Orthogonal complement of a Hilbert Space I have this problem:
Let $S$ be a subset of a Hilbert $H$ and let $M$ be the closed subspace generated by $S$. Show that


*

*$M^{\perp} = S^{\perp}$

*$M = (S^{\perp})^{\perp}$

*if $V$ is a subspace of $H$, then $H = \overline{V}\oplus V^{\perp}$.

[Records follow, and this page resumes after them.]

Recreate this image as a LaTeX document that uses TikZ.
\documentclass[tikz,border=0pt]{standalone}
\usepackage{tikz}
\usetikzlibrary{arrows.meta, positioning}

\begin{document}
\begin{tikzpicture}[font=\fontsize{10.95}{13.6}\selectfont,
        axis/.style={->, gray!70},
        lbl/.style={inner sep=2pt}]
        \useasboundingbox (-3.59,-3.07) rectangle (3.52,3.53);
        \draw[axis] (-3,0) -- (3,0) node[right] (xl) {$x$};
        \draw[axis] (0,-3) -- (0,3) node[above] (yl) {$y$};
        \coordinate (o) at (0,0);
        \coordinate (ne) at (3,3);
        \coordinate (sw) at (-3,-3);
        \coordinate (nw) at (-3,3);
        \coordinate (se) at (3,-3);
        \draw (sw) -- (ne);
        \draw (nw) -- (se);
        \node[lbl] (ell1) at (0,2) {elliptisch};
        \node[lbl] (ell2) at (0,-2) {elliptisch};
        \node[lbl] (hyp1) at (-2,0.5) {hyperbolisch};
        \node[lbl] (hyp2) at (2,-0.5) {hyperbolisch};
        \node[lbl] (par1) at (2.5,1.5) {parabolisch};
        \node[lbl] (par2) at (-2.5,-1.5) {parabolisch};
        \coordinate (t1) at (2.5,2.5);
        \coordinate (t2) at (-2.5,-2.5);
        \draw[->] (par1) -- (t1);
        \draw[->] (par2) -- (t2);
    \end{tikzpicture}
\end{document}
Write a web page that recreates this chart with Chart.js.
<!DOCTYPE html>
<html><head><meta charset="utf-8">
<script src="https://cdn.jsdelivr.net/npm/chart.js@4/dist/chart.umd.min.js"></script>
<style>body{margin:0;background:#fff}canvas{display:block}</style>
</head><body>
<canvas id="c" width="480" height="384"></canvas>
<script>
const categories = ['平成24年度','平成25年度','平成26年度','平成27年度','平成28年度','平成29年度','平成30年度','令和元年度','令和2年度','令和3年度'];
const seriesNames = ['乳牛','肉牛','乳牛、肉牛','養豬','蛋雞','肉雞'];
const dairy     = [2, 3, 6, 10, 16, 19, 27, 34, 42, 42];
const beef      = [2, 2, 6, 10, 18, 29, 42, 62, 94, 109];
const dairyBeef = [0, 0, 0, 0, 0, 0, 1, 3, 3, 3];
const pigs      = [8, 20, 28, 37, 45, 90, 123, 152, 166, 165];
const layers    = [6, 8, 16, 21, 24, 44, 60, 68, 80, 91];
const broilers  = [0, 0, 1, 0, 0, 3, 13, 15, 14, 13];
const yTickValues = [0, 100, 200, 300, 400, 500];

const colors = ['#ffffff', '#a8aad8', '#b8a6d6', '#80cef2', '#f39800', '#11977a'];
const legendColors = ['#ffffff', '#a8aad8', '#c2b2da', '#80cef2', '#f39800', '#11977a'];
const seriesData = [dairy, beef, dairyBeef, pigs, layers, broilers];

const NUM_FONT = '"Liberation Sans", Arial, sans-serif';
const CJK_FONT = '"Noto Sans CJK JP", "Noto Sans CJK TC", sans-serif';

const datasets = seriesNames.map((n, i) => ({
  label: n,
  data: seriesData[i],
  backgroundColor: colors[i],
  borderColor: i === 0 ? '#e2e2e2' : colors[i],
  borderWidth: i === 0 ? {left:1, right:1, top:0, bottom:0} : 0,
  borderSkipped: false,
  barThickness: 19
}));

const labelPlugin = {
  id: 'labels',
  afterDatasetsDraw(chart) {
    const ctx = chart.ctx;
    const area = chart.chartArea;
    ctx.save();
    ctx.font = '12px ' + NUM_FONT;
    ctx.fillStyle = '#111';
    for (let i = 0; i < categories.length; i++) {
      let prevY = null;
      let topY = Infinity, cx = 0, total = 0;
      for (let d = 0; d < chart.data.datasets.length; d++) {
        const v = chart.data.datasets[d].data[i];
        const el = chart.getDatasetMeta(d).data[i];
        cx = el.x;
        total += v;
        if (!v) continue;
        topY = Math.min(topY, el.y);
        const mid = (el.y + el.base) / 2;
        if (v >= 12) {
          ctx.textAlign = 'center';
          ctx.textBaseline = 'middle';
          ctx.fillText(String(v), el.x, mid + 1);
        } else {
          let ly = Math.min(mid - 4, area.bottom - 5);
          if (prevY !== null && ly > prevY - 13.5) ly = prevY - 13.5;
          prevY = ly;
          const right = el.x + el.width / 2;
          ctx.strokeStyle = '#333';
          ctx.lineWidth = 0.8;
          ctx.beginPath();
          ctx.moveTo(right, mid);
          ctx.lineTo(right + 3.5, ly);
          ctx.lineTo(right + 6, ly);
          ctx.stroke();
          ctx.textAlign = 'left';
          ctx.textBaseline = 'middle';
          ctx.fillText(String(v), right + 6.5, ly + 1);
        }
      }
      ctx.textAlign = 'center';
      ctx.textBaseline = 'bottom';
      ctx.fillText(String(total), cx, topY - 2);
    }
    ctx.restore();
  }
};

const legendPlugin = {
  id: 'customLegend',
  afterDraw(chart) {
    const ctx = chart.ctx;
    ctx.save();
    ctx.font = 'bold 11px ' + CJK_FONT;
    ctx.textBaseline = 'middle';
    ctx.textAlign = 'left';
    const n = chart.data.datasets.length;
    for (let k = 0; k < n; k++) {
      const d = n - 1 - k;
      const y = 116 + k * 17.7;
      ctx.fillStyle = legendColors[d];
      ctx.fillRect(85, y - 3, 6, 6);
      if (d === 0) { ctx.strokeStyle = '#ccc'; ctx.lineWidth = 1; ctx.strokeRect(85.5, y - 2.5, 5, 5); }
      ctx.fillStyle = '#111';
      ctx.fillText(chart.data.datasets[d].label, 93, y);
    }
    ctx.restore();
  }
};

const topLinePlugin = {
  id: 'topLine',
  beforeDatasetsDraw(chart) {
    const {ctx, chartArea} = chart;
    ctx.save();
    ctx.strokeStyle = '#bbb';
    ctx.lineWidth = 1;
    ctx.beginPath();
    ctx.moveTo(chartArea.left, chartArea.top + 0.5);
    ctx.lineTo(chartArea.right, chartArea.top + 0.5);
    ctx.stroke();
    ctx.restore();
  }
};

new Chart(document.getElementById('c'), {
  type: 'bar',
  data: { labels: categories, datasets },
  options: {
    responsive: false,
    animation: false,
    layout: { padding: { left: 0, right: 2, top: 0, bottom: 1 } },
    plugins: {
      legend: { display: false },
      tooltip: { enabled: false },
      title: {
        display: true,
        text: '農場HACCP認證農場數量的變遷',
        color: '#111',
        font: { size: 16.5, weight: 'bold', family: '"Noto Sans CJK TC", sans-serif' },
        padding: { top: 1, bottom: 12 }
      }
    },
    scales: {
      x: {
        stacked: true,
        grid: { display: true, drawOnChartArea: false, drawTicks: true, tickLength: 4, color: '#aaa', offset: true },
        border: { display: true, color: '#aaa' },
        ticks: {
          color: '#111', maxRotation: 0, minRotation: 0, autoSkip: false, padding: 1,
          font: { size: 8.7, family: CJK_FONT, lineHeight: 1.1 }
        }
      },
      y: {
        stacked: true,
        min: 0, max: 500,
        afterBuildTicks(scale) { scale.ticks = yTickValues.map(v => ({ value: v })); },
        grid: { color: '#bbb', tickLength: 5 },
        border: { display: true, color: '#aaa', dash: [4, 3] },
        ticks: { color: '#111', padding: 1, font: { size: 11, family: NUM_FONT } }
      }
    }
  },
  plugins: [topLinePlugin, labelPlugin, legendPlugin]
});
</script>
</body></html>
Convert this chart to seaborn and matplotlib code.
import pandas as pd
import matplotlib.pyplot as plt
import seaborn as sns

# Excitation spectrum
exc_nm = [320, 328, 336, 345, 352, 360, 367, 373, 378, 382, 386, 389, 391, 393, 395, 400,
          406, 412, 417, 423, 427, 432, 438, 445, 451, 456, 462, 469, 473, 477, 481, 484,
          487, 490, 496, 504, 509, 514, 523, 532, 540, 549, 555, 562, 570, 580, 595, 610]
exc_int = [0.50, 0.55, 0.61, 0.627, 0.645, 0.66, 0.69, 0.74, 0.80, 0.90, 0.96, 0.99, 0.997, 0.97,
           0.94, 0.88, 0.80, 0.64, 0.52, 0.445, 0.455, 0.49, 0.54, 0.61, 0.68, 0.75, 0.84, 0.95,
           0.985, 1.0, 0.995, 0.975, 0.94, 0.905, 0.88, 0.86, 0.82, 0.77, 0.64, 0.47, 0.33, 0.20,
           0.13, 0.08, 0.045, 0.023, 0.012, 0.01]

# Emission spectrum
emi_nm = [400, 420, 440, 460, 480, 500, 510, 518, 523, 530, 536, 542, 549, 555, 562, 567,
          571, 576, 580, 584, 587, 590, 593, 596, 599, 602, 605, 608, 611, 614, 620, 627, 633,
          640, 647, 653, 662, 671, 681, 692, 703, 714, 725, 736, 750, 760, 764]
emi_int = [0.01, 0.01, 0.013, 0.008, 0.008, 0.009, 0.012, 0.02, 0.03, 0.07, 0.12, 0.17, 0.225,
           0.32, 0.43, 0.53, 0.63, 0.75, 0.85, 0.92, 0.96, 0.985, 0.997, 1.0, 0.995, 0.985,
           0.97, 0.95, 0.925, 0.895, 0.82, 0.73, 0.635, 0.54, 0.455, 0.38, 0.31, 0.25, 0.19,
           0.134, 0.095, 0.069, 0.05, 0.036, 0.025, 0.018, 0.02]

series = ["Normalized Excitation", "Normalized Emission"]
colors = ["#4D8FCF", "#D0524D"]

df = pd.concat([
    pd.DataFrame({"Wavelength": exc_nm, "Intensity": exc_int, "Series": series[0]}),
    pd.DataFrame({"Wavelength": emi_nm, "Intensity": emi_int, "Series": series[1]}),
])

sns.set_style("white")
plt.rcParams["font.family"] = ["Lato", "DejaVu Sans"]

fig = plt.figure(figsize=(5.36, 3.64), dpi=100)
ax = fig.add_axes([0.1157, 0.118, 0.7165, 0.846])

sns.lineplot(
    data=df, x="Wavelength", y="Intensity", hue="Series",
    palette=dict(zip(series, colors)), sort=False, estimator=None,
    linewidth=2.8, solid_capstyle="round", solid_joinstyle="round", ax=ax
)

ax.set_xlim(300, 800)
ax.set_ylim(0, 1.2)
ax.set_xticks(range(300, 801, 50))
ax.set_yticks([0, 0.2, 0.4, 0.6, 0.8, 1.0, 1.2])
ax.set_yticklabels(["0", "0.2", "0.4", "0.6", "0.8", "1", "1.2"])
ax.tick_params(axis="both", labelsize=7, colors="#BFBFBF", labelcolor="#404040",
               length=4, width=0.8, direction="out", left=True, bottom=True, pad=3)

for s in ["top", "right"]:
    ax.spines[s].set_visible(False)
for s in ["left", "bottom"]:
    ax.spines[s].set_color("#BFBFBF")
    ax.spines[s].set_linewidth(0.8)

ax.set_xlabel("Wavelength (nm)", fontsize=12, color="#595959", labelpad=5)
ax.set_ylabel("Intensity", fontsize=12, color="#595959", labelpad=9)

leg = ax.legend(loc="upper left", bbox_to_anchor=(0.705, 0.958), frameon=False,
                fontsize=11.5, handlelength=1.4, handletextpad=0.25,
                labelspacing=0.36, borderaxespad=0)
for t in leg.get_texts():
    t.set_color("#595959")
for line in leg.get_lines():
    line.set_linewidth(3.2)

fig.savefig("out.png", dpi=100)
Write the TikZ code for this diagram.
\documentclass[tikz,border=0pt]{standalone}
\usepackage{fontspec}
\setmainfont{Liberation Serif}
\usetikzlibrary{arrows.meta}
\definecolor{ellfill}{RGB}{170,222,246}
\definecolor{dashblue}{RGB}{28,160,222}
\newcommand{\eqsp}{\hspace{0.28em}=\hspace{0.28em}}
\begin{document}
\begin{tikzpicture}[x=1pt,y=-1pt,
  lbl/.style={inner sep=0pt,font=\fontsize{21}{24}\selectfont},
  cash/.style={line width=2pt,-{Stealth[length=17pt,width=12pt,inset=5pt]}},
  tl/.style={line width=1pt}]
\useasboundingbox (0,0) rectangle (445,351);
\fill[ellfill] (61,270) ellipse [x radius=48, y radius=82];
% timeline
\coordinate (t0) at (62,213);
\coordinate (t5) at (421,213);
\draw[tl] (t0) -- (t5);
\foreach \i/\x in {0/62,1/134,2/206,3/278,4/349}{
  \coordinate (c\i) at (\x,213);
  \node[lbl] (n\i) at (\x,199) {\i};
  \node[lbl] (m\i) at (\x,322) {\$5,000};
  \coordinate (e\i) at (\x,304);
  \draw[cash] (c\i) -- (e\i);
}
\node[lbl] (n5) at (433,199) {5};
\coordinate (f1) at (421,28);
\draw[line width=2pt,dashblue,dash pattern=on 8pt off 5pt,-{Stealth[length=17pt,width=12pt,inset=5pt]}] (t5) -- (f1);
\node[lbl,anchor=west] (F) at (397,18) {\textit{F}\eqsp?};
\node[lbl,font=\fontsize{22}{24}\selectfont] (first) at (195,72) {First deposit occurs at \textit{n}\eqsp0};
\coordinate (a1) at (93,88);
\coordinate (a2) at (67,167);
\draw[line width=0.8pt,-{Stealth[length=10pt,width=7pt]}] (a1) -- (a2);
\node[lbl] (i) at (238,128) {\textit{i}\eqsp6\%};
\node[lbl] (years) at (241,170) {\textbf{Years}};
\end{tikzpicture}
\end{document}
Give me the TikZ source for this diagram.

I have some doubts, because $H$ don't have finite dimension. For example, for 1. its clear that $S \subseteq M$ and then $M^{\perp} \subseteq S^{\perp}$. Later, if $x\in S^{\perp}$ then $\langle x, a\rangle = 0$, for all $a\in S$. Now in finite dimension I know how justify that $\langle x, b\rangle = 0$, for all $b\in M$, but in a Hilbert I really don't know. Thanks in advance for your help
 A: It should be well known that for a  closed subspace $M$ of a Hilbert space $H$, $H = M \oplus  M^{\perp}$.
From $ S \subset M$ follows  $M^\perp \subseteq S^\perp $ so 
$H = M^\perp \oplus M \subseteq S^\perp \oplus M $.
Then $S^\perp $ cannot be a proper subset of $M^\perp $  so $S^\perp = M^\perp $. 
$M^\perp $ is closed (intersection of kernels of continuous $x \mapsto (m, x),m \in M $), so  $ H = (M^\perp)^\perp \oplus M^\perp = M \oplus M^\perp $. $M$ cannot be proper subspace of $(M^\perp)^\perp$   so $M=(M^\perp)^\perp$. Therefore $M= (M^\perp)^\perp = (S^\perp)^\perp$.
If $V$ is a closed subspace of $H$ then from $V \subset \overline V, V^\perp \supseteq {\overline V}^\perp $, so $ H = \overline V \oplus (\overline V)^\perp \subseteq \overline V \oplus V^\perp$ wherefrom $H= \overline V \oplus V^\perp$. 
A: M is the subspace generated by S so M is the smallest closed subspace containing S by definition. For the first question since $S\subset M$ then if $v\in M^{\perp}$ then $v$ is perpendicular to all elements in $M$. Hence is perpendicular to all elements in $S$. So $v\in S^{\perp}$. Since $M$ is the smallest closed subspace containing $S$ and the inner product in continuous in both components then if $v\in S^{\perp}$ then I claim that $v\in M^{\perp}$. For any vector $w\in S$ we have $<w,v>=0$. All other vectors in $M$ can be obtained by sequences in $S$. So if $w\in M$ but $w\notin S$ then we can find a sequence $\{w_n\}_{n\ge1}$ of elements in $S$ converging to $w$. But $<w,v>=lim_{n\rightarrow\infty}<w_n.v>=0$. So $S^{\perp}\subset M^{\perp}$. This give us the first question. I think that is what you were having trouble justifying.
A: Hint: Use the completeness assumption; that is, use a Cauchy sequence of finite linear combinations in $S$ approximating a given element in $M$.
Some more elaboration: As you said, $M^{\perp} \subseteq S^{\perp}$. To show the reverse inclusion, we do the following: using your notation, $\langle x, a \rangle = 0$ for every $x \in S^{\perp}, a \in S$. Now we have to use the crucial assumption: $M$ is the closed subspace generated by $S$. This means that for every element $b \in M$, there exists a sequence $\{b_n\}$ of elements in the span of $S$ (e.g. linear combinations of elements of $S$) such that $\|b_n - b\| \rightarrow 0$. This is precisely the power of Hilbert spaces; they are complete, so you are allowed to take limits of Cauchy sequences and they will converge.
Notice that $\langle x, b_n \rangle = 0$ for every $n$, since $b_n$ is just a finite sum of elements of $S$, each of which are orthogonal to $x$. Then
$$ |\langle x, b \rangle - \langle x, b_n \rangle | = | \langle x, b - b_n \rangle | \le \|x\| \|b - b_n \| \rightarrow 0$$
so it follows that $\langle x, b \rangle = 0$, and hence $x \in M^{\perp}$, so $S^{\perp} \subseteq M^{\perp}$.